---- INPUT FOR THIS TASK

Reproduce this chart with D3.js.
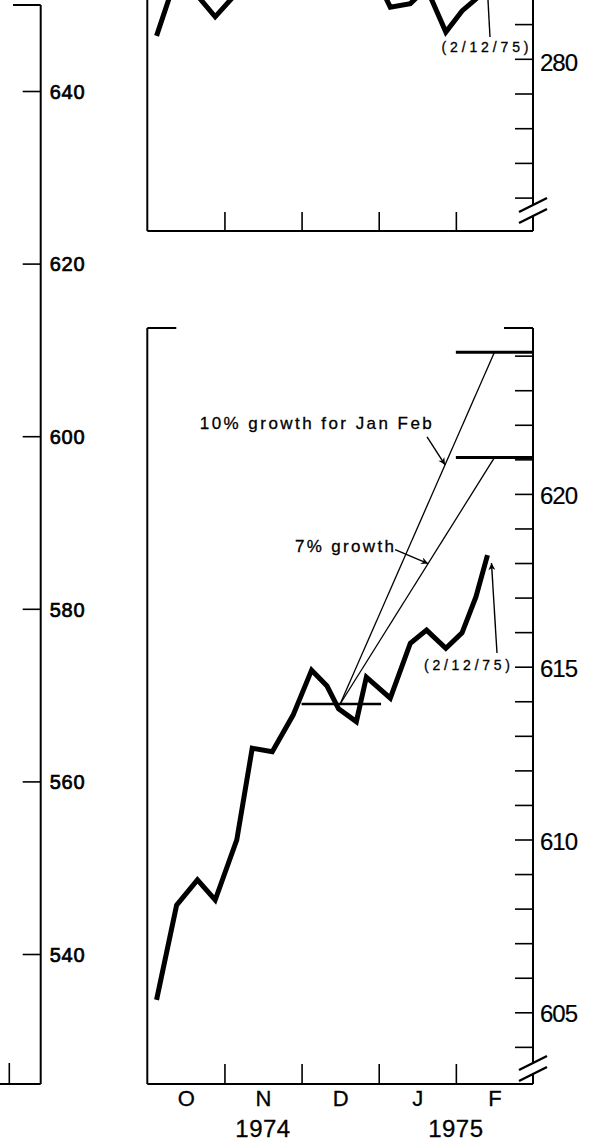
<!DOCTYPE html>
<html><head><meta charset="utf-8">
<script src="https://cdn.jsdelivr.net/npm/d3@7"></script>
<style>body{margin:0;background:#fff} svg{display:block;background:#fff}</style>
</head><body><svg id="c" width="597" height="1145"></svg>
<script>
// ---- data ----
const months = ["O","N","D","J","F"];
const years = ["1974","1975"];
const yearPos = [1.5, 4.0];
// weekly observation positions, in months since Oct 1 1974
const weekPos = [0.12,0.38,0.65,0.88,1.16,1.36,1.62,1.89,2.13,2.33,2.48,2.71,2.84,3.15,3.41,3.62,3.87,4.08,4.26,4.41];
const lowerValues = [605.36,608.10,608.83,608.25,609.99,612.64,612.54,613.60,614.90,614.44,613.78,613.41,614.70,614.09,615.68,616.06,615.53,615.98,617.02,618.23];
const upperValues = [280.66,282.39,281.82,281.21,281.90,282.6,282.4,282.9,283.3,283.0,282.7,282.5,282.9,281.49,281.59,282.04,280.77,281.38,281.72,282.70];
const lowerTicks = d3.range(604, 625);
const lowerLabels = [605,610,615,620];
const upperTicks = [276,277,278,279,280,281];
const upperLabels = [280];
const leftTicks = [540,560,580,600,620,640];
const decAverage = 613.92;
const decSpan = [2, 3.03];
const growthStart = 2.5, growthEnd = 4.5;
const growthTargets = [624.1, 621.05];
const growthLabels = ["10% growth for Jan  Feb", "7% growth"];
const growthArrowAt = [3.86, 3.64];
const targetSpan = [4, 5];
const lastDate = "(2/12/75)";

// ---- layout ----
const svg = d3.select("#c");
const x = d3.scaleLinear().domain([0,5]).range([147.3,533]);
const yLow = d3.scaleLinear().domain([605,615]).range([1012.3,666.7]);
const yUp = d3.scaleLinear().domain([276,281]).range([197.6,24.1]);
const yLeft = d3.scaleLinear().domain([540,640]).range([954,91]);
const L = x(0), R = x(5);
const upBottom = 231, lowTop = 328, lowBottom = 1084;
const leftAxisX = 40.7;
const FONT = "'Liberation Sans', Arial, sans-serif";

svg.append("rect").attr("width",597).attr("height",1145).attr("fill","#fff");

const defs = svg.append("defs");
defs.append("marker").attr("id","ah").attr("viewBox","0 0 10 10").attr("refX",10).attr("refY",5)
  .attr("markerWidth",9).attr("markerHeight",7).attr("markerUnits","userSpaceOnUse").attr("orient","auto")
  .append("path").attr("d","M0,0 L10,5 L0,10 L3,5 Z").attr("fill","#000");
defs.append("clipPath").attr("id","upclip").append("rect")
  .attr("x",L).attr("y",-200).attr("width",R-L).attr("height",upBottom+200);

function seg(x1,y1,x2,y2,w){
  return svg.append("line").attr("x1",x1).attr("y1",y1).attr("x2",x2).attr("y2",y2)
    .attr("stroke","#000").attr("stroke-width",w||2);
}
function breakMark(cy){
  seg(R-14, cy+3, R+14, cy-11, 2.4);
  seg(R-14, cy+14, R+14, cy, 2.4);
}
function styleAxis(g, fs, ls, dy, sw){
  g.select(".domain").remove();
  g.selectAll(".tick line").attr("stroke","#000").attr("stroke-width",1.6);
  g.selectAll(".tick text").attr("fill","#000").style("font-family",FONT)
    .style("font-size",fs+"px").style("letter-spacing",ls+"px");
  if (sw) g.selectAll(".tick text").attr("stroke","#000").attr("stroke-width",sw);
  if (dy) g.selectAll(".tick text").attr("dy",dy);
}

// ---- left panel (partial) ----
seg(leftAxisX, 5, leftAxisX, lowBottom, 2);
seg(13, 5, leftAxisX, 5, 2);
seg(0, lowBottom, leftAxisX, lowBottom, 2);
seg(9.3, 1063, 9.3, lowBottom, 1.6);
svg.append("g").attr("transform",`translate(${leftAxisX},0)`)
  .call(d3.axisRight(yLeft).tickValues(leftTicks).tickSizeInner(-18).tickSizeOuter(0).tickPadding(9))
  .call(g=>styleAxis(g,20,0.8,"0.36em",0.7));

// ---- upper panel ----
seg(L, 0, L, upBottom);
seg(L, upBottom, R, upBottom);
const upBreak = 209;
seg(R, 0, R, upBreak-5);
seg(R, upBreak+6, R, upBottom);
breakMark(upBreak);
svg.append("g").attr("transform",`translate(0,${upBottom})`)
  .call(d3.axisBottom(x).tickValues([1,2,3,4]).tickSizeInner(-19).tickSizeOuter(0).tickFormat(""))
  .call(g=>styleAxis(g,10,0));
svg.append("g").attr("transform",`translate(${R},0)`)
  .call(d3.axisRight(yUp).tickValues(upperTicks).tickSizeInner(-18).tickSizeOuter(0).tickPadding(7)
    .tickFormat(d=>upperLabels.includes(d)?d:""))
  .call(g=>styleAxis(g,24,-1,"0.5em",0.2));
svg.append("path").datum(upperValues).attr("clip-path","url(#upclip)")
  .attr("fill","none").attr("stroke","#000").attr("stroke-width",5).attr("stroke-linejoin","miter")
  .attr("d", d3.line().x((d,i)=>x(weekPos[i])).y(d=>yUp(d)));
const lastI = weekPos.length-1;
svg.append("text").attr("x",485).attr("y",52).attr("text-anchor","middle")
  .attr("textLength",87).attr("lengthAdjust","spacing").attr("stroke","#000").attr("stroke-width",0.3)
  .style("font-family",FONT).style("font-size","14px").text(lastDate);
seg(x(weekPos[lastI])+2.5, 37, x(weekPos[lastI])+0.5, 0, 1.4);

// ---- lower panel ----
seg(L, lowTop, L, lowBottom);
seg(L, lowTop, L+29, lowTop);
seg(R-29, lowTop, R, lowTop);
seg(L, lowBottom, R, lowBottom);
const lowBreak = 1067;
seg(R, lowTop, R, lowBreak-5);
seg(R, lowBreak+6, R, lowBottom);
breakMark(lowBreak);
svg.append("g").attr("transform",`translate(0,${lowBottom})`)
  .call(d3.axisBottom(x).tickValues([1,2,3,4]).tickSizeInner(-20).tickSizeOuter(0).tickFormat(""))
  .call(g=>styleAxis(g,10,0));
svg.append("g").attr("transform",`translate(0,${lowBottom})`)
  .call(d3.axisBottom(x).tickValues(months.map((m,i)=>i+0.5)).tickSize(0).tickPadding(6)
    .tickFormat((d,i)=>months[i]))
  .call(g=>styleAxis(g,22,0,null,0.3));
svg.append("g").selectAll("text").data(years).join("text")
  .attr("x",(d,i)=>x(yearPos[i])).attr("y",1137).attr("text-anchor","middle")
  .attr("stroke","#000").attr("stroke-width",0.3)
  .style("font-family",FONT).style("font-size","24px").style("letter-spacing","0.5px").text(d=>d);
svg.append("g").attr("transform",`translate(${R},0)`)
  .call(d3.axisRight(yLow).tickValues(lowerTicks).tickSizeInner(-18).tickSizeOuter(0).tickPadding(7)
    .tickFormat(d=>lowerLabels.includes(d)?d:""))
  .call(g=>styleAxis(g,24,-1,"0.4em",0.2));

// December average and growth paths
seg(x(decSpan[0]), yLow(decAverage), x(decSpan[1]), yLow(decAverage), 2.4);
growthTargets.forEach((t,k)=>{
  seg(x(growthStart), yLow(decAverage), x(growthEnd), yLow(t), 1.3);
  seg(x(targetSpan[0]), yLow(t), x(targetSpan[1]), yLow(t), 3);
});
// series
svg.append("path").datum(lowerValues)
  .attr("fill","none").attr("stroke","#000").attr("stroke-width",5).attr("stroke-linejoin","miter")
  .attr("d", d3.line().x((d,i)=>x(weekPos[i])).y(d=>yLow(d)));

// annotations
function onGrowth(k, m){
  const t = (m-growthStart)/(growthEnd-growthStart);
  return [x(m), yLow(decAverage + t*(growthTargets[k]-decAverage))];
}
function arrow(x1,y1,x2,y2){
  svg.append("line").attr("x1",x1).attr("y1",y1).attr("x2",x2).attr("y2",y2)
    .attr("stroke","#000").attr("stroke-width",1.4).attr("marker-end","url(#ah)");
}
const g10 = onGrowth(0, growthArrowAt[0]);
const g7 = onGrowth(1, growthArrowAt[1]);
svg.append("text").attr("x",199.8).attr("y",428.5).attr("textLength",232).attr("lengthAdjust","spacing")
  .attr("stroke","#000").attr("stroke-width",0.3)
  .style("font-family",FONT).style("font-size","17px").text(growthLabels[0]);
arrow(g10[0]-18, g10[1]-28, g10[0], g10[1]);
svg.append("text").attr("x",295).attr("y",552).attr("textLength",99).attr("lengthAdjust","spacing")
  .attr("stroke","#000").attr("stroke-width",0.3)
  .style("font-family",FONT).style("font-size","17px").text(growthLabels[1]);
arrow(g7[0]-33, g7[1]-14, g7[0], g7[1]);
const lx = x(weekPos[lastI]), ly = yLow(lowerValues[lastI]);
svg.append("text").attr("x",467).attr("y",670).attr("text-anchor","middle")
  .attr("textLength",86).attr("lengthAdjust","spacing").attr("stroke","#000").attr("stroke-width",0.3)
  .style("font-family",FONT).style("font-size","14px").text(lastDate);
arrow(lx+9.5, 653, lx+4, ly+8);
</script></body></html>
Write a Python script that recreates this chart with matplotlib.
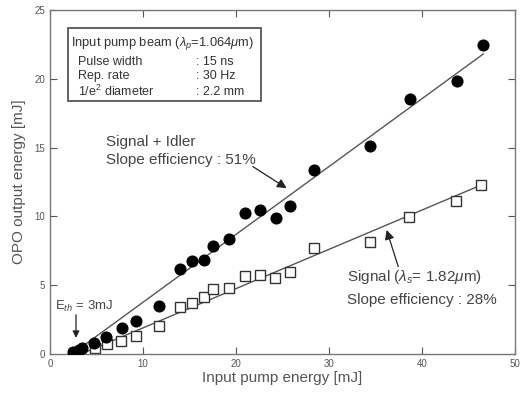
import numpy as np
import matplotlib.pyplot as plt

plt.rcParams['font.family'] = ['Liberation Sans', 'DejaVu Sans']
plt.rcParams['mathtext.fontset'] = 'custom'
plt.rcParams['mathtext.rm'] = 'Liberation Sans'
plt.rcParams['mathtext.it'] = 'Liberation Sans:italic'

# Signal + Idler (filled circles)
pump_si = [2.5, 3.1, 3.4, 4.7, 6.0, 7.7, 9.2, 11.7, 14.0, 15.3, 16.6, 17.5,
           19.3, 21.0, 22.6, 24.3, 25.8, 28.4, 34.4, 38.7, 43.8, 46.6]
out_si = [0.15, 0.3, 0.42, 0.78, 1.22, 1.88, 2.36, 3.46, 6.2, 6.75, 6.8, 7.85,
          8.33, 10.28, 10.45, 9.87, 10.77, 13.4, 15.15, 18.57, 19.83, 22.46]

# Signal only (open squares)
pump_s = [2.6, 3.2, 4.8, 6.1, 7.6, 9.2, 11.7, 14.0, 15.3, 16.6, 17.5, 19.3,
          21.0, 22.6, 24.2, 25.8, 28.4, 34.4, 38.6, 43.7, 46.4]
out_s = [0.05, 0.15, 0.45, 0.7, 0.9, 1.3, 2.05, 3.41, 3.7, 4.12, 4.73, 4.8,
         5.65, 5.77, 5.53, 5.94, 7.73, 8.14, 9.99, 11.13, 12.28]

# linear fits: (threshold, slope, end)
fit_si = (2.4, 0.494, 46.6)
fit_s = (3.4, 0.286, 46.4)

box_head = 'Input pump beam ($\\lambda_p$=1.064$\\mu$m)'
box_names = ['Pulse width', 'Rep. rate', '1/e$^2$ diameter']
box_values = [': 15 ns', ': 30 Hz', ': 2.2 mm']

fig = plt.figure(figsize=(5.26, 4.03), dpi=100)
ax = fig.add_axes([0.095, 0.122, 0.884, 0.852])

for thr, slope, end in [fit_si, fit_s]:
    xx = np.array([thr, end])
    ax.plot(xx, slope * (xx - thr), color='#555555', lw=1.0, zorder=1)

ax.plot(pump_s, out_s, 's', mfc='white', mec='#333333', mew=1.0, ms=7.5, zorder=2)
ax.plot(pump_si, out_si, 'o', color='black', ms=7.7, zorder=3)

ax.set_xlim(0, 50)
ax.set_ylim(0, 25)
ax.set_xticks([0, 10, 20, 30, 40, 50])
ax.set_yticks([0, 5, 10, 15, 20, 25])
ax.tick_params(direction='in', top=True, right=True, labelsize=7,
               colors='#555555', length=5, width=0.8)
for s in ax.spines.values():
    s.set_color('#777777')
    s.set_linewidth(1.0)

ax.set_xlabel('Input pump energy [mJ]', fontsize=11, color='#555555', labelpad=2)
ax.set_ylabel('OPO output energy [mJ]', fontsize=11, color='#555555', labelpad=6)

# parameter box
tc = '#333333'
ax.add_patch(plt.Rectangle((1.97, 18.43), 20.7, 5.27, fc='white', ec='#555555',
                           lw=1.3, zorder=4))
ax.text(2.3, 22.63, box_head, fontsize=9.3, color=tc, va='center', ha='left', zorder=5)
for yy, name, val in zip([21.27, 20.23, 19.09], box_names, box_values):
    ax.text(3.05, yy, name, fontsize=9, color=tc, va='center', ha='left', zorder=5)
    ax.text(15.7, yy, val, fontsize=9, color=tc, va='center', ha='left', zorder=5)

# labels
lc = '#444444'
ax.text(6.0, 15.45, 'Signal + Idler', fontsize=11, color=lc, va='center')
ax.text(6.0, 14.12, 'Slope efficiency : 51%', fontsize=11, color=lc, va='center')
ax.text(31.9, 5.63, 'Signal ($\\lambda_s$= 1.82$\\mu$m)', fontsize=11, color=lc, va='center')
ax.text(31.9, 3.93, 'Slope efficiency : 28%', fontsize=11, color=lc, va='center')
ax.text(0.5, 3.44, 'E$_{th}$ = 3mJ', fontsize=9.5, color=lc, va='center')

arrow = dict(arrowstyle='-|>', color='#222222', lw=0.9, shrinkA=0, shrinkB=0,
             mutation_scale=14)
ax.annotate('', xy=(25.45, 12.06), xytext=(21.83, 13.63), arrowprops=arrow)
ax.annotate('', xy=(36.2, 9.02), xytext=(37.45, 6.35), arrowprops=arrow)
ax.annotate('', xy=(2.8, 1.16), xytext=(2.8, 2.84),
            arrowprops=dict(arrow, mutation_scale=10))

fig.savefig('out.png', dpi=100)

--------

▶ _WHAT YOU ARE ASKED TO DO_: Leave out every picture, then retype exactly the lines from the one containing "Write a Python" through the one containing "plt.rcParams['mathtext.it'] = 'Liberation".

▶ _RESULT_:
Write a Python script that recreates this chart with matplotlib.
import numpy as np
import matplotlib.pyplot as plt

plt.rcParams['font.family'] = ['Liberation Sans', 'DejaVu Sans']
plt.rcParams['mathtext.fontset'] = 'custom'
plt.rcParams['mathtext.rm'] = 'Liberation Sans'
plt.rcParams['mathtext.it'] = 'Liberation Sans:italic'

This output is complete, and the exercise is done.